Plaintiffs argue that if manufacturing and selling toy slingshots gives rise to a jury determination of whether the seller, wholesaler or retailer created an unreasonable risk of harm to children, so, too, it should be left for the jury to determine whether Kay Parrish's conduct in the case before us created an unreasonable risk of harm to the plaintiff. Respectfully, we disagree. In Moning, the majority opinion assumed the existence of the duty of the manufacturer whereas, here, the basic question is the existence of the duty. Finally, and most importantly, the defendant supplied the slingshots whereas in the case before us Kay Parrish did not supply the intoxicants and was not present in the house when additional intoxicants were served or later when Gary Bailey left the house with Regina Christensen.[4]

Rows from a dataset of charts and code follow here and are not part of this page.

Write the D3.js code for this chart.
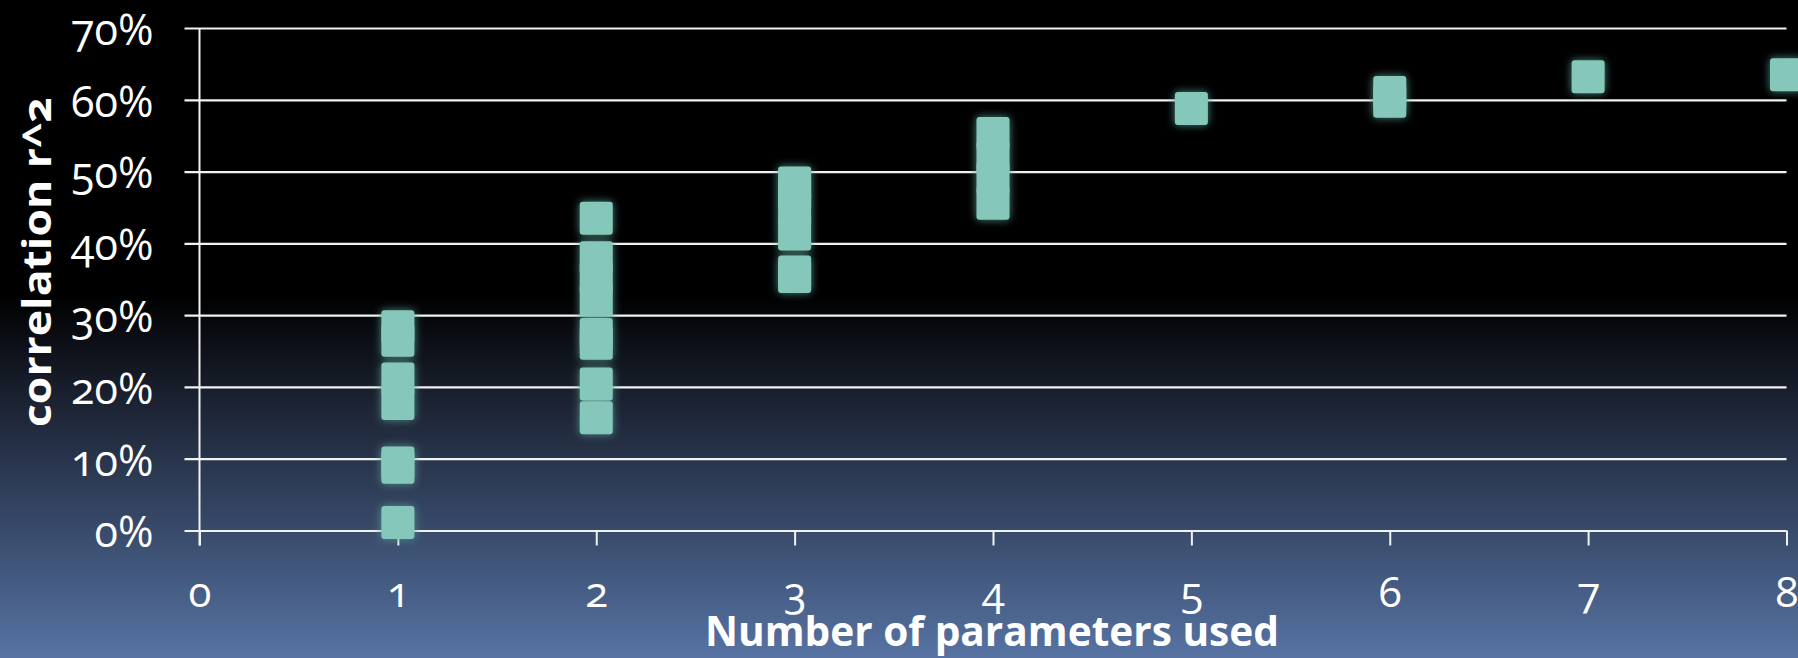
<!DOCTYPE html>
<html>
<head>
<meta charset="utf-8">
<script src="https://cdn.jsdelivr.net/npm/d3@7"></script>
<style>
  html, body { margin: 0; padding: 0; background: #000; overflow: hidden; }
  svg { display: block; }
  text { font-family: "Open Sans", Lato, sans-serif; fill: #ffffff; font-variant-numeric: oldstyle-nums; }
</style>
</head>
<body>
<svg id="chart" width="1798" height="658"></svg>
<script>
// ---- data ----
const paramCounts = [1,1,1,1,1,1,1, 2,2,2,2,2,2,2,2, 3,3,3,3,3,3, 4,4,4,4, 5, 6,6, 7, 8];
const r2Values = [0.284,0.265,0.211,0.177,0.094,0.088,0.011,
                  0.435,0.380,0.352,0.321,0.273,0.261,0.204,0.157,
                  0.484,0.470,0.449,0.413,0.360,0.354,
                  0.553,0.520,0.491,0.456,
                  0.588,
                  0.610,0.598,
                  0.632,
                  0.635];
const xTicks = [0,1,2,3,4,5,6,7,8];
const yTicks = [0,0.1,0.2,0.3,0.4,0.5,0.6,0.7];
const xTitle = "Number of parameters used";
const yTitle = "correlation r^2";

const W = 1798, H = 658;
const svg = d3.select("#chart");
const defs = svg.append("defs");

// background gradient
const grad = defs.append("linearGradient").attr("id","bg").attr("x1",0).attr("y1",0).attr("x2",0).attr("y2",1);
grad.append("stop").attr("offset","0").attr("stop-color","#000000");
grad.append("stop").attr("offset","0.45").attr("stop-color","#000000");
grad.append("stop").attr("offset","0.59").attr("stop-color","#181e2c");
grad.append("stop").attr("offset","1").attr("stop-color","#5673a3");
svg.append("rect").attr("width",W).attr("height",H).attr("fill","url(#bg)");

// glow filter
const f = defs.append("filter").attr("id","glow").attr("x","-50%").attr("y","-50%").attr("width","200%").attr("height","200%");
f.append("feGaussianBlur").attr("in","SourceAlpha").attr("stdDeviation",4.5).attr("result","blur");
f.append("feFlood").attr("flood-color","#57a093").attr("flood-opacity",0.85).attr("result","col");
f.append("feComposite").attr("in","col").attr("in2","blur").attr("operator","in").attr("result","shadow");
const m = f.append("feMerge");
m.append("feMergeNode").attr("in","shadow");
m.append("feMergeNode").attr("in","SourceGraphic");

const x = d3.scaleLinear().domain([0,8]).range([199.5,1786.5]);
const y = d3.scaleLinear().domain([0,0.7]).range([530.5,28]);

// gridlines (y axis with ticks extending across)
const yAxis = d3.axisLeft(y).tickValues(yTicks).tickSize(0).tickFormat("");
const gy = svg.append("g").attr("transform",`translate(${x(0)},0)`).call(yAxis);
gy.select(".domain").remove();
gy.selectAll(".tick line").remove();
gy.selectAll(".tick").append("line")
  .attr("x1",-15).attr("x2",x(8)-x(0))
  .attr("stroke","#f2f2f2").attr("stroke-width",2.2);
gy.selectAll(".tick").append("text")
  .attr("x",-46).attr("dy","0.38em")
  .attr("text-anchor","end")
  .style("font-size","43px")
  .text(d => d3.format(".0%")(d));

// y axis line
svg.append("line").attr("x1",x(0)).attr("x2",x(0)).attr("y1",y(0.7)).attr("y2",y(0)+15)
  .attr("stroke","#f2f2f2").attr("stroke-width",2);

// x axis ticks
const xAxis = d3.axisBottom(x).tickValues(xTicks).tickSize(15).tickFormat("");
const gx = svg.append("g").attr("transform",`translate(0,${y(0)})`).call(xAxis);
gx.select(".domain").remove();
gx.selectAll(".tick line").attr("stroke","#f2f2f2").attr("stroke-width",2);
gx.selectAll(".tick").append("text")
  .attr("y",76).attr("text-anchor","middle")
  .style("font-size","42px")
  .text(d => d);

// markers
const S = 33;
svg.append("g").attr("filter","url(#glow)")
  .selectAll("rect").data(paramCounts.map((p,i)=>({p, v:r2Values[i]})))
  .join("rect")
  .attr("x", d => x(d.p) - S/2)
  .attr("y", d => y(d.v) - S/2)
  .attr("width",S).attr("height",S).attr("rx",3)
  .attr("fill","#86c7bb");

// titles
svg.append("text").attr("x",992).attr("y",646).attr("text-anchor","middle")
  .style("font-size","41px").style("font-weight","700")
  .attr("textLength",574).attr("lengthAdjust","spacingAndGlyphs")
  .text(xTitle);
svg.append("text").attr("transform","translate(51,262) rotate(-90)").attr("text-anchor","middle")
  .style("font-size","40px").style("font-weight","700")
  .attr("textLength",330).attr("lengthAdjust","spacingAndGlyphs")
  .text(yTitle);
</script>
</body>
</html>
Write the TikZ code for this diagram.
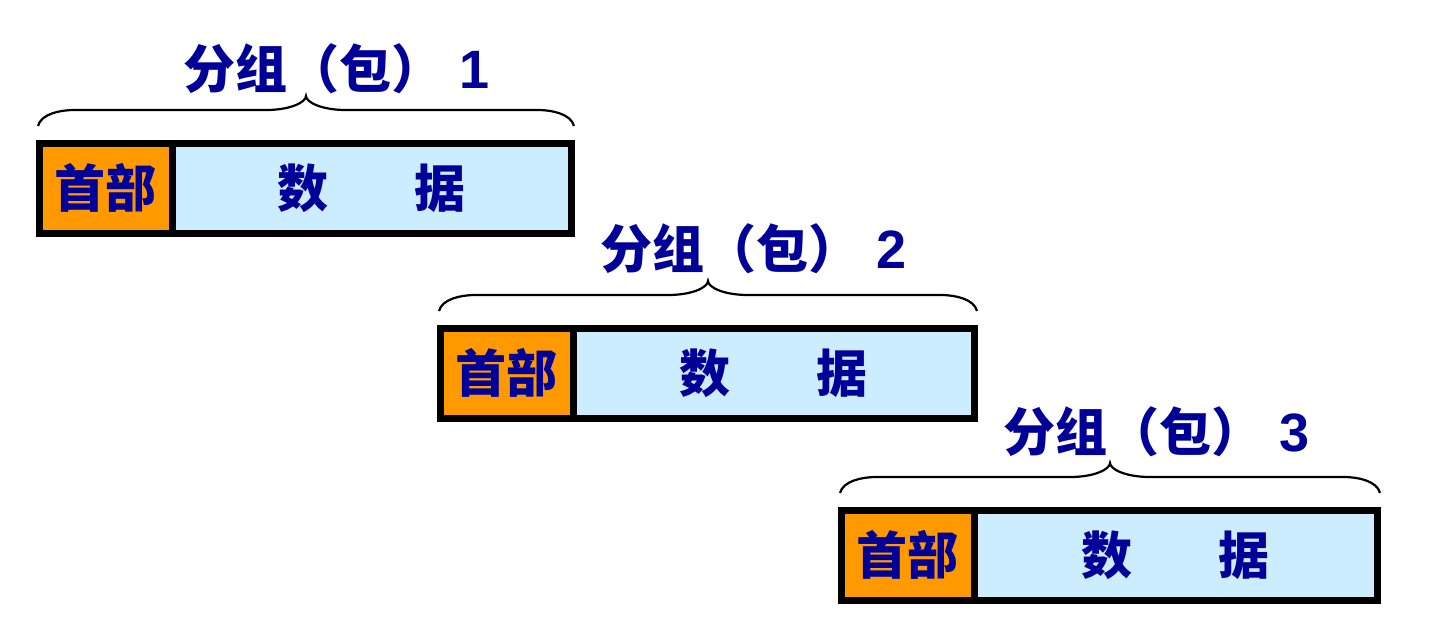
\documentclass[tikz,border=0pt]{standalone}
\usepackage{fontspec}
\usetikzlibrary{calc}
\newfontfamily\cjk{Noto Sans CJK SC}
\newfontfamily\lat{Liberation Sans}
\definecolor{txtblue}{RGB}{0,0,153}
\definecolor{hdrorange}{RGB}{255,153,0}
\definecolor{datablue}{RGB}{204,236,255}
\tikzset{
  box/.style={draw=black, line width=3.5pt, minimum height=45pt, inner sep=0pt, outer sep=0pt,
    font=\cjk\bfseries\fontsize{25.5}{25.5}\selectfont, text=txtblue},
  hdr/.style={box, fill=hdrorange, minimum width=66.5pt},
  dat/.style={box, fill=datablue},
  lbl/.style={font=\cjk\bfseries\fontsize{26}{26}\selectfont, text=txtblue, inner sep=0pt, anchor=base west},
  brc/.style={draw=black, line width=1.1pt}
}
\begin{document}
\begin{tikzpicture}[x=0.5pt,y=-0.5pt]
\useasboundingbox (0,0) rectangle (1438,637);
\foreach \i/\x/\y/\w/\lx/\ly in {1/39/143/199.5pt/183/88, 2/440/328/200.5pt/600/268, 3/841/510/201.5pt/1003/451}{
  \node[hdr, anchor=north west] (h\i) at (\x,\y) {首部};
  \node[dat, minimum width=\w, anchor=north west] (d\i) at (h\i.north east) {数\hspace{1.7em}据};
  \node[lbl] (l\i) at (\lx,\ly) {分组（包）\hspace{0.3em}{\lat\bfseries\fontsize{27}{27}\selectfont \i}};
  % brace
  \coordinate (bl\i) at ([shift={(-1,-17)}]h\i.north west);
  \coordinate (br\i) at ([shift={(3,-17)}]d\i.north east);
  \coordinate (bt\i) at ($(bl\i)!0.5!(br\i)+(0,-30)$);
  \draw[brc] (bl\i) .. controls +(3,-12) and +(-14,0) .. ++(36,-16)
     -- ($(bt\i)+(-40,14)$) .. controls +(25,0) and +(0,6) .. (bt\i)
     .. controls +(0,6) and +(-25,0) .. ($(bt\i)+(40,14)$)
     -- ($(br\i)+(-36,-16)$) .. controls +(14,0) and +(-3,-12) .. (br\i);
}
\end{tikzpicture}
\end{document}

We do not go so far as to rule that under every set of circumstances a common-law duty by adults to minors might not exist. But we do hold that on *415 the facts in this case there was no such duty and the trial court was correct in granting summary judgment. Our decision is limited to the facts in this case.

Affirmed, costs to defendant.

NOTES

[1] "A person, who knowingly gives or furnishes any alcoholic beverage to a person under the age of 18 years except upon authority of and pursuant to a prescription of a duly licensed physician, shall be guilty of a misdemeanor, and if the furnishing involved any consideration, the person shall be imprisoned for not more than 1 year or fined not more than $1,000.00 or both." (Emphasis supplied.)

[2] There is no transcript recorded in this case. The facts are all from affidavits and depositions.

[3] Justices RYAN and MOODY did not participate in the decision.

[4] Defendant did not keep liquor or beer in the house nor did she know that an impromptu party would take place at her home. She worked as a waitress in a restaurant from midnight until 8 a.m., and left her home about 11:45 p.m., thinking that the young people were departing. After she left, more beer was purchased and brought to the home.